GOAL
Which lines hold the word "this"? Show each of them.

DATA SUPPLIED

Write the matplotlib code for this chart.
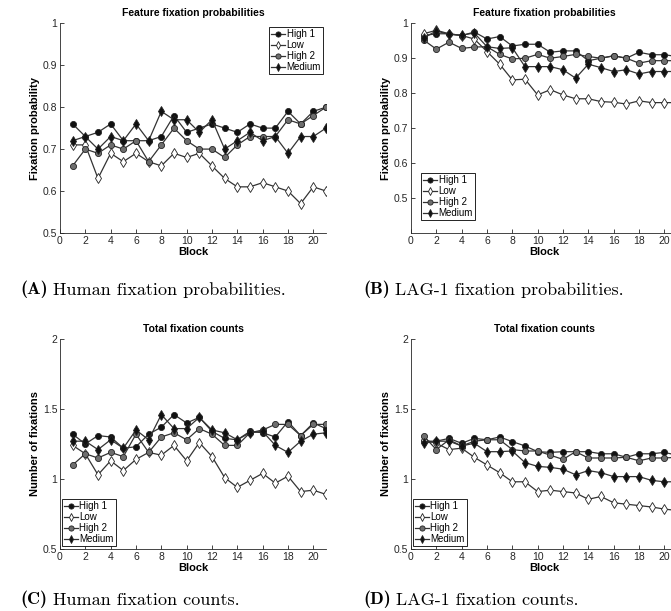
import matplotlib
matplotlib.use('Agg')
import matplotlib.pyplot as plt
from matplotlib.ticker import FuncFormatter

plt.rcParams['font.family'] = ['Liberation Sans', 'DejaVu Sans']

blocks = list(range(1, 22))
series_names = ['High 1', 'Low', 'High 2', 'Medium']

# (A) human fixation probabilities
human_prob_high1 = [0.76, 0.73, 0.74, 0.76, 0.72, 0.72, 0.72, 0.73, 0.78, 0.74, 0.75,
                    0.76, 0.75, 0.74, 0.76, 0.75, 0.75, 0.79, 0.76, 0.79, 0.80]
human_prob_low = [0.71, 0.71, 0.63, 0.69, 0.67, 0.69, 0.67, 0.66, 0.69, 0.68, 0.69,
                  0.66, 0.63, 0.61, 0.61, 0.62, 0.61, 0.60, 0.57, 0.61, 0.60]
human_prob_high2 = [0.66, 0.70, 0.69, 0.71, 0.70, 0.72, 0.67, 0.71, 0.75, 0.72, 0.70,
                    0.70, 0.68, 0.71, 0.73, 0.73, 0.73, 0.77, 0.76, 0.78, 0.80]
human_prob_medium = [0.72, 0.73, 0.70, 0.73, 0.72, 0.76, 0.72, 0.79, 0.77, 0.77, 0.74,
                     0.77, 0.70, 0.72, 0.74, 0.72, 0.73, 0.69, 0.73, 0.73, 0.75]

# (B) LAG-1 fixation probabilities
lag_prob_high1 = [0.965, 0.97, 0.97, 0.965, 0.975, 0.955, 0.962, 0.935, 0.94, 0.94, 0.917,
                  0.921, 0.921, 0.893, 0.90, 0.907, 0.90, 0.917, 0.91, 0.91, 0.905]
lag_prob_low = [0.97, 0.98, 0.97, 0.965, 0.955, 0.919, 0.883, 0.838, 0.84, 0.795, 0.81,
                0.795, 0.784, 0.784, 0.776, 0.774, 0.769, 0.778, 0.773, 0.773, 0.773]
lag_prob_high2 = [0.952, 0.926, 0.946, 0.928, 0.932, 0.933, 0.911, 0.898, 0.90, 0.911, 0.90,
                  0.905, 0.911, 0.905, 0.90, 0.907, 0.90, 0.886, 0.893, 0.893, 0.893]
lag_prob_medium = [0.958, 0.978, 0.968, 0.966, 0.972, 0.933, 0.928, 0.93, 0.876, 0.876, 0.876,
                   0.867, 0.843, 0.883, 0.873, 0.862, 0.867, 0.855, 0.862, 0.862, 0.862]

# (C) human fixation counts
human_cnt_high1 = [1.32, 1.25, 1.31, 1.30, 1.22, 1.23, 1.32, 1.37, 1.46, 1.40, 1.44,
                   1.34, 1.29, 1.28, 1.34, 1.33, 1.30, 1.41, 1.31, 1.40, 1.36]
human_cnt_low = [1.24, 1.18, 1.03, 1.13, 1.06, 1.14, 1.19, 1.17, 1.24, 1.13, 1.26,
                 1.16, 1.01, 0.94, 0.99, 1.04, 0.97, 1.02, 0.91, 0.92, 0.89]
human_cnt_high2 = [1.10, 1.18, 1.15, 1.19, 1.16, 1.32, 1.19, 1.30, 1.33, 1.28, 1.36,
                   1.32, 1.24, 1.24, 1.33, 1.35, 1.39, 1.39, 1.31, 1.39, 1.39]
human_cnt_medium = [1.27, 1.27, 1.21, 1.28, 1.22, 1.35, 1.28, 1.46, 1.36, 1.36, 1.44,
                    1.35, 1.33, 1.28, 1.33, 1.34, 1.24, 1.19, 1.27, 1.32, 1.33]

# (D) LAG-1 fixation counts
lag_cnt_high1 = [1.27, 1.27, 1.29, 1.255, 1.29, 1.28, 1.30, 1.267, 1.236, 1.195, 1.19,
                 1.195, 1.195, 1.195, 1.18, 1.18, 1.155, 1.18, 1.18, 1.19, 1.17]
lag_cnt_low = [1.28, 1.255, 1.21, 1.22, 1.155, 1.10, 1.045, 0.98, 0.98, 0.91, 0.92,
               0.91, 0.90, 0.855, 0.875, 0.83, 0.82, 0.81, 0.80, 0.785, 0.775]
lag_cnt_high2 = [1.307, 1.21, 1.28, 1.236, 1.27, 1.28, 1.28, 1.21, 1.20, 1.20, 1.17,
                 1.14, 1.195, 1.15, 1.15, 1.15, 1.155, 1.13, 1.15, 1.15, 1.155]
lag_cnt_medium = [1.255, 1.27, 1.27, 1.236, 1.255, 1.195, 1.195, 1.20, 1.117, 1.09, 1.083,
                  1.07, 1.03, 1.06, 1.045, 1.017, 1.017, 1.017, 0.99, 0.98, 0.98]

line_color = '#333333'
marker_styles = {
    'High 1': dict(marker='o', markersize=4.4, markerfacecolor='#111111'),
    'Low': dict(marker='d', markersize=4.6, markerfacecolor='white'),
    'High 2': dict(marker='o', markersize=4.4, markerfacecolor='#6e6e6e'),
    'Medium': dict(marker='d', markersize=4.6, markerfacecolor='#111111'),
}


def draw_panel(ax, data, title, ylabel, ylim, yticks, legend_loc, legend_anchor):
    for name, values in zip(series_names, data):
        ax.plot(blocks, values, color=line_color, lw=0.9,
                markeredgecolor='#222222', markeredgewidth=0.6, label=name,
                **marker_styles[name])
    ax.set_xlim(0, 21)
    ax.set_ylim(*ylim)
    ax.set_xticks(range(0, 21, 2))
    ax.set_yticks(yticks)
    ax.yaxis.set_major_formatter(FuncFormatter(lambda v, p: '%g' % v))
    for side in ['top', 'right']:
        ax.spines[side].set_visible(False)
    for side in ['left', 'bottom']:
        ax.spines[side].set_color('#262626')
        ax.spines[side].set_linewidth(0.6)
    ax.tick_params(direction='in', length=3, width=0.6, colors='#262626',
                   labelsize=7.5, pad=2)
    ax.set_title(title, fontsize=7.5, fontweight='bold', pad=5)
    ax.set_xlabel('Block', fontsize=8, fontweight='bold', labelpad=1)
    ax.set_ylabel(ylabel, fontsize=8, fontweight='bold', labelpad=2)
    leg = ax.legend(loc=legend_loc, bbox_to_anchor=legend_anchor, fontsize=7,
                    frameon=True, fancybox=False, framealpha=1, edgecolor='black',
                    borderaxespad=0, borderpad=0.2, labelspacing=0.1,
                    handlelength=1.4, handletextpad=0.2, markerscale=0.85)
    leg.get_frame().set_linewidth(0.6)


def add_caption(fig, x, y, letter, text):
    t = fig.text(x, y, letter, family='cmb10', fontsize=13, va='center', ha='left')
    plt.annotate(text, xy=(1, 0), xycoords=t, xytext=(4, 0), textcoords='offset points',
                 family='cmr10', fontsize=13, va='bottom', ha='left')


fig = plt.figure(figsize=(6.71, 6.11), dpi=100)

ax_a = fig.add_axes([0.0894, 0.6187, 0.3964, 0.3432])
ax_b = fig.add_axes([0.6125, 0.6187, 0.3964, 0.3432])
ax_c = fig.add_axes([0.0894, 0.1015, 0.3964, 0.3437])
ax_d = fig.add_axes([0.6125, 0.1015, 0.3964, 0.3437])

draw_panel(ax_a, [human_prob_high1, human_prob_low, human_prob_high2, human_prob_medium],
           'Feature fixation probabilities', 'Fixation probability',
           (0.5, 1), [0.5, 0.6, 0.7, 0.8, 0.9, 1.0], 'upper right', (0.989, 0.981))
draw_panel(ax_b, [lag_prob_high1, lag_prob_low, lag_prob_high2, lag_prob_medium],
           'Feature fixation probabilities', 'Fixation probability',
           (0.4, 1), [0.5, 0.6, 0.7, 0.8, 0.9, 1.0], 'lower left', (0.038, 0.062))
draw_panel(ax_c, [human_cnt_high1, human_cnt_low, human_cnt_high2, human_cnt_medium],
           'Total fixation counts', 'Number of fixations',
           (0.5, 2), [0.5, 1, 1.5, 2], 'lower left', (0.0075, 0.014))
draw_panel(ax_d, [lag_cnt_high1, lag_cnt_low, lag_cnt_high2, lag_cnt_medium],
           'Total fixation counts', 'Number of fixations',
           (0.5, 2), [0.5, 1, 1.5, 2], 'lower left', (0.0075, 0.014))

add_caption(fig, 20 / 671, 1 - 289 / 611, '(A)', 'Human fixation probabilities.')
add_caption(fig, 363 / 671, 1 - 289 / 611, '(B)', 'LAG-1 fixation probabilities.')
add_caption(fig, 20 / 671, 1 - 599 / 611, '(C)', 'Human fixation counts.')
add_caption(fig, 363 / 671, 1 - 599 / 611, '(D)', 'LAG-1 fixation counts.')

fig.savefig('out.png', dpi=100)
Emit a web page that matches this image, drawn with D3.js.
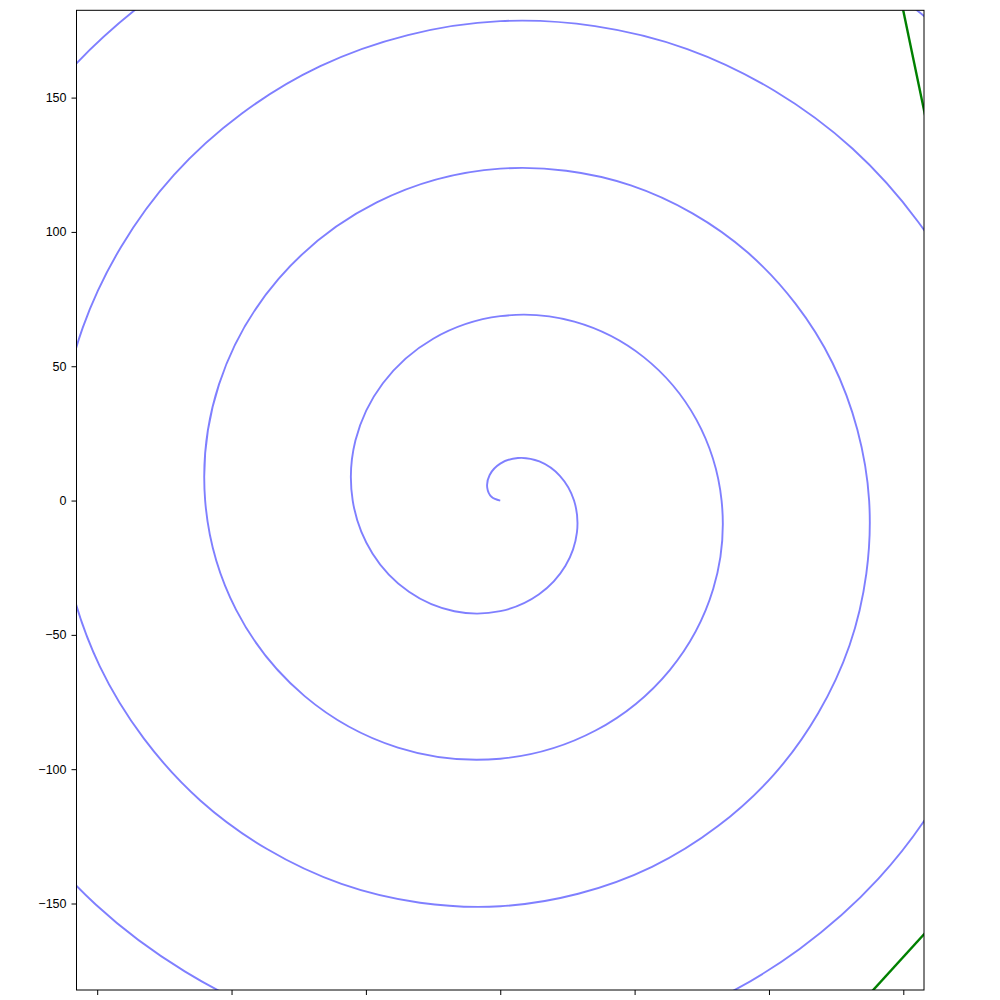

SOLUTION TO THE EXERCISE
Write the matplotlib code for this chart.
Emit a web page that matches this image, drawn with D3.js.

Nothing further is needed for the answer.